For a service broker The cloud platform is the client. Whenever a command is issued by the end user for creating, deleting, binding and unbinding a service instance of a reusable service the cloud platform identifies the corresponding service broker from its database and calls the corresponding APIs of the service broker.

When provisioning is done on a reusable service, the service broker reserves a resource on the reusable service. This is called a service instance. What is a service instance depends on the kind of the service. As an example, it can be a database or an account on a web application. At the same time an entry is made with the service instance name for the user. This service instance name is a reference for the user. The user can delete the service instance, bind the service instance to or unbind the service instance from the application. The cloud controller creates an ID for each service instance, and saves it against the service broker in its database. That's how the cloud controller knows which service broker to contact when delete, update, bind, rebind is performed on the service instance by the end user.

This interaction between the Cloud Controller and the Service Broker is depicted in the picture. This picture is taken from the Cloud Foundry documentation. While registering a Service Broker the credentials also need to be given to the platform. The Cloud Controller uses the credentials to authorize itself against the Service Broker. The credentials are stored in the ccdb.



As explained earlier, the above picture shows the commands issued by the end user to the platform are accepted by the Cloud Controller and the corresponding API calls the Cloud Controller issues to the Service Broker.


To be able to access a service instance the application developer needs to bind it to the application. That allows the credentials needed by the application to become available in the VCAP_SERVICES environment variable. The Cloud Controller injects the credentials in the VCAP_SERVICES environment variable as part of the bind operation. This is also shown in the picture. The same happens when we create service keys, we can get the information under a service key that is injected to the VCAP_SERVICES.
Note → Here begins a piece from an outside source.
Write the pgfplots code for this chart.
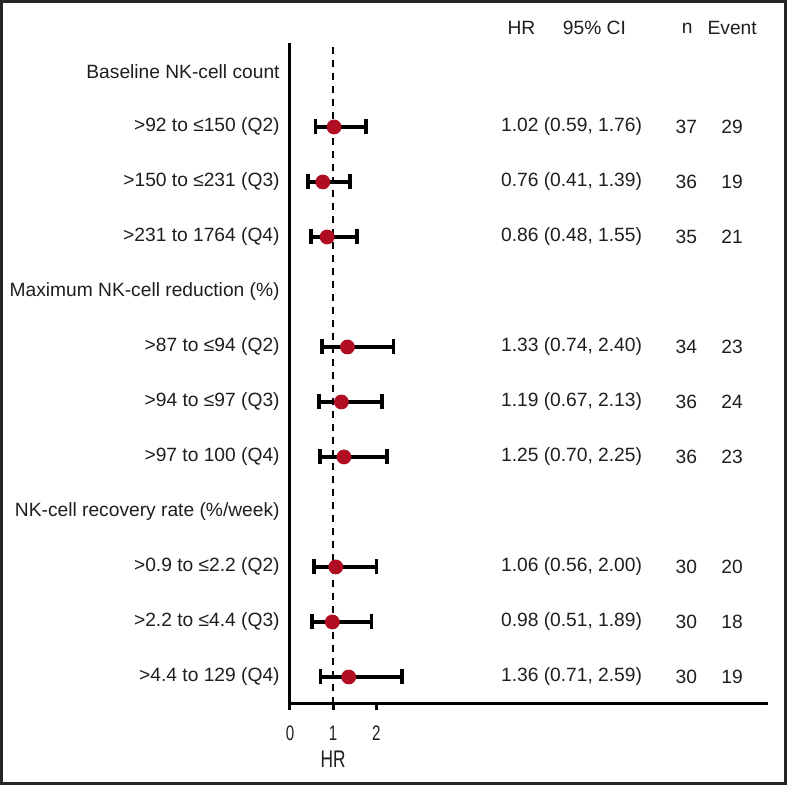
\documentclass[border=0pt]{standalone}
\usepackage{fontspec}
\setmainfont{Liberation Sans}
\newfontfamily\condfont[FakeStretch=0.72]{Liberation Sans}
\usepackage{pgfplots}
\usepackage{pgfplotstable}
\pgfplotsset{compat=1.18}
\definecolor{nkRed}{RGB}{176,12,34}
\definecolor{txt}{RGB}{30,30,30}

% hazard ratios: row, HR, lower, upper
\pgfplotstableread{
y  hr   lo   hi
11 1.02 0.59 1.76
10 0.76 0.41 1.39
9  0.86 0.48 1.55
7  1.33 0.74 2.40
6  1.19 0.67 2.13
5  1.25 0.70 2.25
3  1.06 0.56 2.00
2  0.98 0.51 1.89
1  1.36 0.71 2.59
}\hrdata

\tikzset{lbl/.style={font=\fontsize{9.6}{11.5}\selectfont,text=txt,inner sep=0pt}}

\begin{document}
\begin{tikzpicture}
\useasboundingbox (0,0) rectangle (393.5pt,392.5pt);
\begin{axis}[
  at={(145pt,40.5pt)},anchor=south west,
  scale only axis,width=239pt,height=330.5pt,
  xmin=0,xmax=11.07,ymin=0.509,ymax=12.527,
  axis x line=bottom,axis y line=left,
  axis line style={line width=1.5pt,-},
  xtick={0,1,2},ytick=\empty,
  tick align=outside,major tick length=3pt,
  x tick style={line width=1.5pt,black},
  tick label style={font=\condfont\fontsize{10.5}{12}\selectfont,text=txt},
  xticklabel style={anchor=center,yshift=-11.5pt,inner sep=0pt},
  /pgf/number format/assume math mode=true,
  clip=false
]
% reference line at HR = 1
\addplot[black,line width=1.25pt,dash pattern=on 3.5pt off 3pt] coordinates {(1,0.509)(1,12.527)};
% confidence intervals
\addplot[draw=none,mark=none,
  error bars/.cd,x dir=both,x explicit,
  error bar style={black,line width=1.8pt},
  error mark options={black,line width=1.8pt,mark size=3.75pt,rotate=90}]
  table[x=hr,y=y,
    x error plus expr=\thisrow{hi}-\thisrow{hr},
    x error minus expr=\thisrow{hr}-\thisrow{lo}] {\hrdata};
% point estimates
\addplot[only marks,mark=*,mark size=3.5pt,color=nkRed] table[x=hr,y=y] {\hrdata};

% column headers
\node[lbl] at (axis cs:5.36,12.8) {HR};
\node[lbl] at (axis cs:7.05,12.8) {95\% CI};
\node[lbl] at (axis cs:9.2,12.8) {n};
\node[lbl] at (axis cs:10.24,12.8) {Event};

% row labels
\node[lbl,anchor=east,xshift=-5pt] at (axis cs:0,12) {Baseline NK-cell count};
\node[lbl,anchor=east,xshift=-5pt] at (axis cs:0,11) {>92 to ≤150 (Q2)};
\node[lbl,anchor=east,xshift=-5pt] at (axis cs:0,10) {>150 to ≤231 (Q3)};
\node[lbl,anchor=east,xshift=-5pt] at (axis cs:0,9) {>231 to 1764 (Q4)};
\node[lbl,anchor=east,xshift=-5pt] at (axis cs:0,8) {Maximum NK-cell reduction (\%)};
\node[lbl,anchor=east,xshift=-5pt] at (axis cs:0,7) {>87 to ≤94 (Q2)};
\node[lbl,anchor=east,xshift=-5pt] at (axis cs:0,6) {>94 to ≤97 (Q3)};
\node[lbl,anchor=east,xshift=-5pt] at (axis cs:0,5) {>97 to 100 (Q4)};
\node[lbl,anchor=east,xshift=-5pt] at (axis cs:0,4) {NK-cell recovery rate (\%/week)};
\node[lbl,anchor=east,xshift=-5pt] at (axis cs:0,3) {>0.9 to ≤2.2 (Q2)};
\node[lbl,anchor=east,xshift=-5pt] at (axis cs:0,2) {>2.2 to ≤4.4 (Q3)};
\node[lbl,anchor=east,xshift=-5pt] at (axis cs:0,1) {>4.4 to 129 (Q4)};

% HR (95% CI), n, events
\node[lbl,anchor=west] at (axis cs:4.88,11) {1.02 (0.59, 1.76)};
\node[lbl,anchor=west] at (axis cs:4.88,10) {0.76 (0.41, 1.39)};
\node[lbl,anchor=west] at (axis cs:4.88,9) {0.86 (0.48, 1.55)};
\node[lbl,anchor=west] at (axis cs:4.88,7) {1.33 (0.74, 2.40)};
\node[lbl,anchor=west] at (axis cs:4.88,6) {1.19 (0.67, 2.13)};
\node[lbl,anchor=west] at (axis cs:4.88,5) {1.25 (0.70, 2.25)};
\node[lbl,anchor=west] at (axis cs:4.88,3) {1.06 (0.56, 2.00)};
\node[lbl,anchor=west] at (axis cs:4.88,2) {0.98 (0.51, 1.89)};
\node[lbl,anchor=west] at (axis cs:4.88,1) {1.36 (0.71, 2.59)};
\node[lbl] at (axis cs:9.18,11) {37}; \node[lbl] at (axis cs:10.24,11) {29};
\node[lbl] at (axis cs:9.18,10) {36}; \node[lbl] at (axis cs:10.24,10) {19};
\node[lbl] at (axis cs:9.18,9)  {35}; \node[lbl] at (axis cs:10.24,9)  {21};
\node[lbl] at (axis cs:9.18,7)  {34}; \node[lbl] at (axis cs:10.24,7)  {23};
\node[lbl] at (axis cs:9.18,6)  {36}; \node[lbl] at (axis cs:10.24,6)  {24};
\node[lbl] at (axis cs:9.18,5)  {36}; \node[lbl] at (axis cs:10.24,5)  {23};
\node[lbl] at (axis cs:9.18,3)  {30}; \node[lbl] at (axis cs:10.24,3)  {20};
\node[lbl] at (axis cs:9.18,2)  {30}; \node[lbl] at (axis cs:10.24,2)  {18};
\node[lbl] at (axis cs:9.18,1)  {30}; \node[lbl] at (axis cs:10.24,1)  {19};

% x label sits under the reference line
\node[font=\condfont\fontsize{12}{14}\selectfont,text=txt,inner sep=0pt] at (axis cs:1,-0.49) {HR};
\end{axis}
\draw[line width=1.5pt,black!85] (0.75pt,0.75pt) rectangle (392.75pt,391.75pt);
\end{tikzpicture}
\end{document}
It is up to the service developers how they want to develop the Service Broker. Service developers need to implement the Service Broker APIs according to the expectation of the Cloud Foundry platform. A Service Broker can be created for each reusable service or an existing Service Broker can be extended with the required APIs. It is also up to the Service developer what action needs to be taken or what resources need to be reserved for each service instance. How the APIs are built and what tasks they do in the backend.


Service developers can follow the Open Service Broker API documentation. It has all specification that need to be followed to develop a Service Broker. For example, the headers to be used in the APi calls, the structure of json request and response bodies for each API for each operation are described. Let's look at the service catalog that needs to be exposed by the Service Broker. The service metadata is needed so that the service can be uniquely identified and displayed in the service marketplace. The /v2/catalog endpoint returns a list of all services available on the Service Broker. The Cloud Foundry Platform queries this endpoint from all Service Brokers to fetch the details which the platform will show to the platform users. The fields that need to be populated as a response of the GET request to this endpoint by the Service Broker are name, id, description, tag, bindable, metadata and many more. You can get the details from the documentation.


At last, An individual Service Broker may support one or many platforms using different URL prefixes and credentials. One of such platforms is cloud foundry. Another example of a platform can be a Kubernetes cluster.


In this post I have discussed how a reusable service works internally using a Service Broker along with Cloud Controller and how the service instances are managed. I have also briefly mentioned how a Service Broker have to be implemented.